Stored records:
____________________
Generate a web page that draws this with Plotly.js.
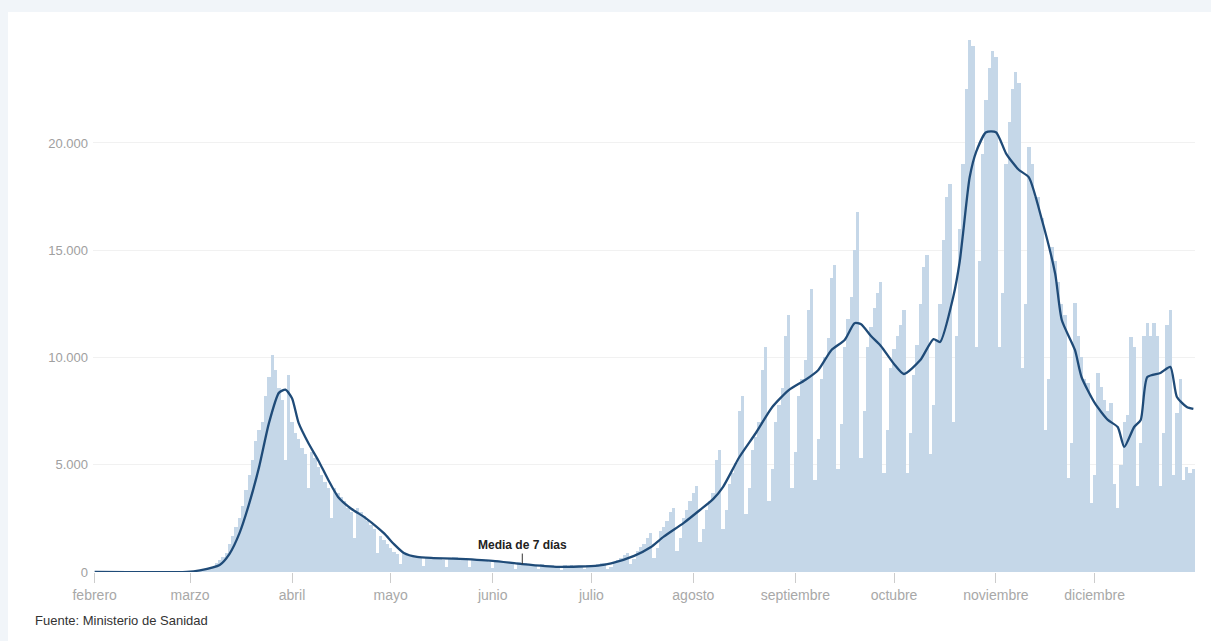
<!DOCTYPE html>
<html>
<head>
<meta charset="utf-8">
<script src="https://cdn.plot.ly/plotly-3.0.1.min.js"></script>
<style>
  html, body { margin: 0; padding: 0; background: #f1f5f9; overflow: hidden; }
  #chart { position: absolute; left: 8px; top: 12px; width: 1203px; height: 629px; background: #ffffff; }
</style>
</head>
<body>
<div id="chart"></div>
<script>
// Daily new cases (one value per day, by month)
const febrero    = [0,0,0,0,0,0,0,0,1,0,0,0,0,0,0,0,0,0,0,0,0,0,0,0,2,3,5,7,12];
const marzo      = [15,30,40,60,90,130,180,250,400,550,700,900,1300,1700,2100,2500,3100,3800,4500,5200,6100,6600,7000,8200,9100,10100,9400,8600,8000,5200,9200];
const abril      = [7000,6500,6200,5800,5500,3900,5600,5300,4900,4500,4200,3900,2500,3900,3700,3500,3300,3000,2800,1600,3000,2800,2600,2400,2200,2000,900,1700,1500,1300];
const mayo       = [1100,950,850,350,900,850,800,750,700,650,300,700,680,650,650,600,550,250,650,700,680,650,600,550,250,600,620,600,560,500,450];
const junio      = [200,550,520,500,480,420,380,150,450,420,400,380,330,300,120,350,340,330,320,280,250,110,320,300,310,300,270,240,120,330];
const julio      = [300,330,350,400,420,150,250,450,550,650,800,900,350,600,1000,1150,1300,1600,1800,650,1100,1900,2100,2400,2800,3000,1000,1600,2500,2900,3300];
const agosto     = [3700,4000,1400,2000,2900,3300,3700, 5200,5700,2000,2900,4100,4600,5100, 7500,8200,2700,3900,5700,6300,7000, 9400,10500,3300,4800,7000,7800,8600, 11000,12000,3900];
const septiembre = [5600,8200,9000,9900, 12200,13200,4300,6200,9000,10000,10900, 13700,14300,4800,6900,10500,11800,12800, 15000,16800,5300,7500,10500,11400,12300, 13000,13500,4600,6600,9500];
const octubre    = [10400,11000, 11500,12200,4600,6500,9200,10600,12500, 14200,14800,5500,7800,10800,12500,15500, 17500,18100,7000,11000,16000,19000,22500, 24800,24500,10500,14500,19500,22000,23500, 24300];
const noviembre  = [24000,10500,13000,19000,21000,22500, 23300,22800,9500,12500,19800,19000,17500, 17500,16500,6600,9000,15150,14500,13500, 12500,12000,4400,6000,12540,11000,10000, 9000,8800,3200];
const diciembre  = [4500,9280,8620,8000, 7500,7880,4100,3000,5000,7000,7300, 10950,10500,4000,6000,11000,11600,11000, 11600,11000,4000,6500,11500,12200,4500, 7400,9000,4300,4900,4600,4800];

// 7-day average at these dates
const mediaFechas = ['2020-02-01','2020-02-29','2020-03-04','2020-03-10','2020-03-13','2020-03-16','2020-03-19','2020-03-22','2020-03-25','2020-03-28','2020-03-30','2020-04-01','2020-04-03','2020-04-06','2020-04-09','2020-04-12','2020-04-15','2020-04-19','2020-04-23','2020-04-26','2020-04-29','2020-05-02','2020-05-05','2020-05-09','2020-05-14','2020-05-20','2020-06-01','2020-06-10','2020-06-21','2020-07-03','2020-07-07','2020-07-14','2020-07-19','2020-07-23','2020-07-29','2020-08-03','2020-08-07','2020-08-10','2020-08-15','2020-08-20','2020-08-25','2020-08-30','2020-09-04','2020-09-08','2020-09-12','2020-09-16','2020-09-19','2020-09-21','2020-09-24','2020-09-27','2020-10-01','2020-10-04','2020-10-09','2020-10-13','2020-10-15','2020-10-19','2020-10-21','2020-10-22','2020-10-24','2020-10-26','2020-10-29','2020-11-01','2020-11-04','2020-11-06','2020-11-08','2020-11-11','2020-11-15','2020-11-19','2020-11-21','2020-11-25','2020-11-27','2020-12-01','2020-12-05','2020-12-08','2020-12-10','2020-12-13','2020-12-15','2020-12-17','2020-12-21','2020-12-24','2020-12-26','2020-12-29','2020-12-31'];
const mediaValores = [0,5,80,330,850,1800,3200,4900,6950,8350,8500,8100,6950,6000,5200,4300,3500,2950,2560,2200,1800,1300,890,700,650,620,520,370,240,300,400,750,1150,1650,2280,2890,3400,3960,5360,6480,7690,8480,8950,9420,10350,10820,11600,11550,11000,10540,9700,9230,9880,10860,10720,12820,14500,15800,18400,19600,20500,20500,19530,19100,18740,18400,16400,13900,11750,10350,9090,7880,7090,6760,5830,6760,7090,9090,9280,9560,8160,7690,7600];

// Axis ticks
const mesesFechas = ['2020-02-01','2020-03-01','2020-04-01','2020-05-01','2020-06-01','2020-07-01','2020-08-01','2020-09-01','2020-10-01','2020-11-01','2020-12-01'];
const mesesEtiquetas = ['febrero','marzo','abril','mayo','junio','julio','agosto','septiembre','octubre','noviembre','diciembre'];
const yTicks = [0, 5000, 10000, 15000, 20000];
const yEtiquetas = ['0','5.000','10.000','15.000','20.000'];

// Build daily dates
const casos = [].concat(febrero, marzo, abril, mayo, junio, julio, agosto, septiembre, octubre, noviembre, diciembre);
const fechas = [];
const start = Date.UTC(2020, 1, 1);
for (let i = 0; i < casos.length; i++) {
  const d = new Date(start + i * 86400000);
  fechas.push(d.toISOString().slice(0, 10));
}

const FONT = '"Liberation Sans", Arial, sans-serif';

const traces = [
  {
    type: 'bar', x: fechas, y: casos,
    marker: { color: '#c5d7e8', line: { width: 0 } },
    hoverinfo: 'skip', showlegend: false
  },
  {
    type: 'scatter', mode: 'lines', x: mediaFechas, y: mediaValores,
    line: { color: '#1f4b78', width: 2.3, shape: 'spline', smoothing: 0.6 },
    hoverinfo: 'skip', showlegend: false
  }
];

const layout = {
  width: 1203, height: 629,
  margin: { l: 85, r: 16, t: 13, b: 69 },
  paper_bgcolor: '#ffffff', plot_bgcolor: '#ffffff',
  bargap: 0,
  showlegend: false,
  font: { family: FONT, color: '#999999', size: 14 },
  xaxis: {
    type: 'date',
    range: ['2020-01-31 12:00', '2020-12-31 12:00'],
    tickvals: mesesFechas, ticktext: mesesEtiquetas,
    ticks: 'outside', ticklen: 10, tickcolor: '#cccccc', tickwidth: 1,
    tickfont: { family: FONT, size: 14, color: '#a8a8a8' },
    showgrid: false, zeroline: false, showline: false, fixedrange: true
  },
  yaxis: {
    range: [0, 25500],
    tickvals: yTicks, ticktext: yEtiquetas,
    ticks: '', showline: false, zeroline: false,
    showgrid: true, gridcolor: '#f1f1f1', gridwidth: 1,
    tickfont: { family: FONT, size: 13, color: '#a0a0a0' },
    ticklabelstandoff: 4, fixedrange: true
  },
  annotations: [
    {
      x: '2020-06-10', y: 370, xref: 'x', yref: 'y',
      text: '<b>Media de 7 días</b>', showarrow: true,
      arrowhead: 0, arrowwidth: 1, arrowcolor: '#333333',
      ax: 0, ay: -19,
      font: { family: FONT, size: 12, color: '#222222' }
    },
    {
      x: -0.0544, y: -0.0878, xref: 'paper', yref: 'paper',
      xanchor: 'left', yanchor: 'middle',
      text: 'Fuente: Ministerio de Sanidad', showarrow: false,
      font: { family: FONT, size: 13, color: '#333333' }
    }
  ]
};

Plotly.newPlot('chart', traces, layout, { displayModeBar: false, staticPlot: true });
</script>
</body>
</html>
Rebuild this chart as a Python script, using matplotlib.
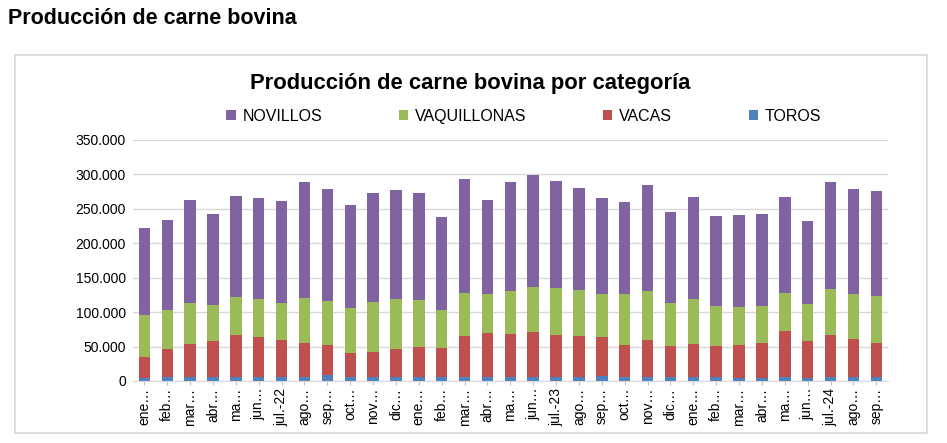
import numpy as np
import matplotlib.pyplot as plt
from matplotlib.patches import Rectangle
from matplotlib.ticker import FuncFormatter

plt.rcParams['font.family'] = ['Liberation Sans', 'DejaVu Sans']

meses = ["ene…", "feb…", "mar…", "abr…", "ma…", "jun…", "jul.-22", "ago…", "sep…", "oct…", "nov…", "dic…",
         "ene…", "feb…", "mar…", "abr…", "ma…", "jun…", "jul.-23", "ago…", "sep…", "oct…", "nov…", "dic…",
         "ene…", "feb…", "mar…", "abr…", "ma…", "jun…", "jul.-24", "ago…", "sep…"]

# miles de toneladas
toros = [4.5, 5.8, 6.0, 5.3, 5.8, 6.0, 6.0, 6.0, 8.0, 5.8, 5.8, 5.8,
         5.8, 5.3, 6.3, 5.8, 5.8, 6.3, 6.3, 6.3, 7.7, 6.3, 6.3, 5.8,
         5.8, 5.3, 5.0, 5.0, 5.8, 5.0, 6.3, 6.3, 6.3]
vacas = [30.8, 40.6, 48.0, 53.1, 60.9, 57.8, 53.4, 49.0, 44.2, 34.8, 36.2, 40.6,
         43.5, 42.0, 59.4, 63.8, 62.3, 64.7, 60.4, 58.9, 56.1, 45.9, 52.6, 44.4,
         47.3, 45.4, 46.7, 49.6, 66.2, 53.0, 60.4, 54.1, 48.3]
vaquillonas = [59.9, 56.0, 59.5, 51.6, 55.0, 55.5, 54.1, 65.8, 63.8, 66.1, 72.0, 72.4,
               68.1, 55.1, 62.3, 56.4, 63.3, 65.7, 69.0, 67.1, 63.2, 74.8, 72.5, 63.3,
               65.7, 57.5, 55.5, 55.0, 56.0, 54.0, 67.1, 66.6, 68.1]
novillos = [127.5, 131.6, 149.3, 132.5, 146.8, 146.7, 147.8, 168.5, 162.2, 148.8, 158.4, 158.4,
            155.5, 136.2, 165.7, 137.2, 157.9, 161.8, 155.1, 147.4, 139.1, 132.9, 153.6, 131.4,
            148.8, 131.4, 133.3, 133.4, 139.1, 120.8, 155.5, 152.2, 152.6]

toros = np.array(toros) * 1000
vacas = np.array(vacas) * 1000
vaquillonas = np.array(vaquillonas) * 1000
novillos = np.array(novillos) * 1000

c_nov = '#8064A2'
c_vaq = '#9BBB59'
c_vac = '#C0504D'
c_tor = '#4F81BD'

fig = plt.figure(figsize=(9.47, 4.43), dpi=100)
fig.text(0.008, 0.958, "Producción de carne bovina", fontsize=15.5, fontweight='bold', va='center')
fig.patches.append(Rectangle((0.0158, 0.0226), 0.963, 0.853, transform=fig.transFigure,
                             fill=False, edgecolor='#D9D9D9', linewidth=1.2))
fig.text(0.497, 0.812, "Producción de carne bovina por categoría", fontsize=15.8,
         fontweight='bold', ha='center', va='center')

ax = fig.add_axes([0.1404, 0.140, 0.797, 0.544])
x = np.arange(len(meses))
w = 0.5
b1 = ax.bar(x, toros, w, color=c_tor, label='TOROS')
b2 = ax.bar(x, vacas, w, bottom=toros, color=c_vac, label='VACAS')
b3 = ax.bar(x, vaquillonas, w, bottom=toros + vacas, color=c_vaq, label='VAQUILLONAS')
b4 = ax.bar(x, novillos, w, bottom=toros + vacas + vaquillonas, color=c_nov, label='NOVILLOS')

ax.set_xlim(-0.5, len(meses) - 0.5)
ax.set_ylim(0, 350000)
ax.set_yticks(np.arange(0, 350001, 50000))
ax.yaxis.set_major_formatter(FuncFormatter(lambda v, p: f"{int(v):,}".replace(",", ".")))
ax.set_xticks(x)
ax.set_xticklabels(meses, rotation=90, fontsize=10)
ax.tick_params(axis='y', length=0, labelsize=10, pad=5)
ax.tick_params(axis='x', length=3, color='#BFBFBF', pad=2)
ax.grid(axis='y', color='#D9D9D9', linewidth=1)
ax.set_axisbelow(True)
for s in ['top', 'right', 'left']:
    ax.spines[s].set_visible(False)
ax.spines['bottom'].set_color('#D9D9D9')

fig.legend([b4, b3, b2, b1], ['NOVILLOS', 'VAQUILLONAS', 'VACAS', 'TOROS'],
           loc='center', bbox_to_anchor=(0.553, 0.738), ncol=4, frameon=False,
           fontsize=11.5, handlelength=0.6, handleheight=0.6, handletextpad=0.4,
           columnspacing=4.8)

fig.savefig('out.png', dpi=100)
____________________
### Direction
Leave the pictures out and copy exactly the lines from the one with "Rebuild this chart" to the one with "c_tor = '#4F81BD'", both included.

### Result below
Rebuild this chart as a Python script, using matplotlib.
import numpy as np
import matplotlib.pyplot as plt
from matplotlib.patches import Rectangle
from matplotlib.ticker import FuncFormatter

plt.rcParams['font.family'] = ['Liberation Sans', 'DejaVu Sans']

meses = ["ene…", "feb…", "mar…", "abr…", "ma…", "jun…", "jul.-22", "ago…", "sep…", "oct…", "nov…", "dic…",
         "ene…", "feb…", "mar…", "abr…", "ma…", "jun…", "jul.-23", "ago…", "sep…", "oct…", "nov…", "dic…",
         "ene…", "feb…", "mar…", "abr…", "ma…", "jun…", "jul.-24", "ago…", "sep…"]

# miles de toneladas
toros = [4.5, 5.8, 6.0, 5.3, 5.8, 6.0, 6.0, 6.0, 8.0, 5.8, 5.8, 5.8,
         5.8, 5.3, 6.3, 5.8, 5.8, 6.3, 6.3, 6.3, 7.7, 6.3, 6.3, 5.8,
         5.8, 5.3, 5.0, 5.0, 5.8, 5.0, 6.3, 6.3, 6.3]
vacas = [30.8, 40.6, 48.0, 53.1, 60.9, 57.8, 53.4, 49.0, 44.2, 34.8, 36.2, 40.6,
         43.5, 42.0, 59.4, 63.8, 62.3, 64.7, 60.4, 58.9, 56.1, 45.9, 52.6, 44.4,
         47.3, 45.4, 46.7, 49.6, 66.2, 53.0, 60.4, 54.1, 48.3]
vaquillonas = [59.9, 56.0, 59.5, 51.6, 55.0, 55.5, 54.1, 65.8, 63.8, 66.1, 72.0, 72.4,
               68.1, 55.1, 62.3, 56.4, 63.3, 65.7, 69.0, 67.1, 63.2, 74.8, 72.5, 63.3,
               65.7, 57.5, 55.5, 55.0, 56.0, 54.0, 67.1, 66.6, 68.1]
novillos = [127.5, 131.6, 149.3, 132.5, 146.8, 146.7, 147.8, 168.5, 162.2, 148.8, 158.4, 158.4,
            155.5, 136.2, 165.7, 137.2, 157.9, 161.8, 155.1, 147.4, 139.1, 132.9, 153.6, 131.4,
            148.8, 131.4, 133.3, 133.4, 139.1, 120.8, 155.5, 152.2, 152.6]

toros = np.array(toros) * 1000
vacas = np.array(vacas) * 1000
vaquillonas = np.array(vaquillonas) * 1000
novillos = np.array(novillos) * 1000

c_nov = '#8064A2'
c_vaq = '#9BBB59'
c_vac = '#C0504D'
c_tor = '#4F81BD'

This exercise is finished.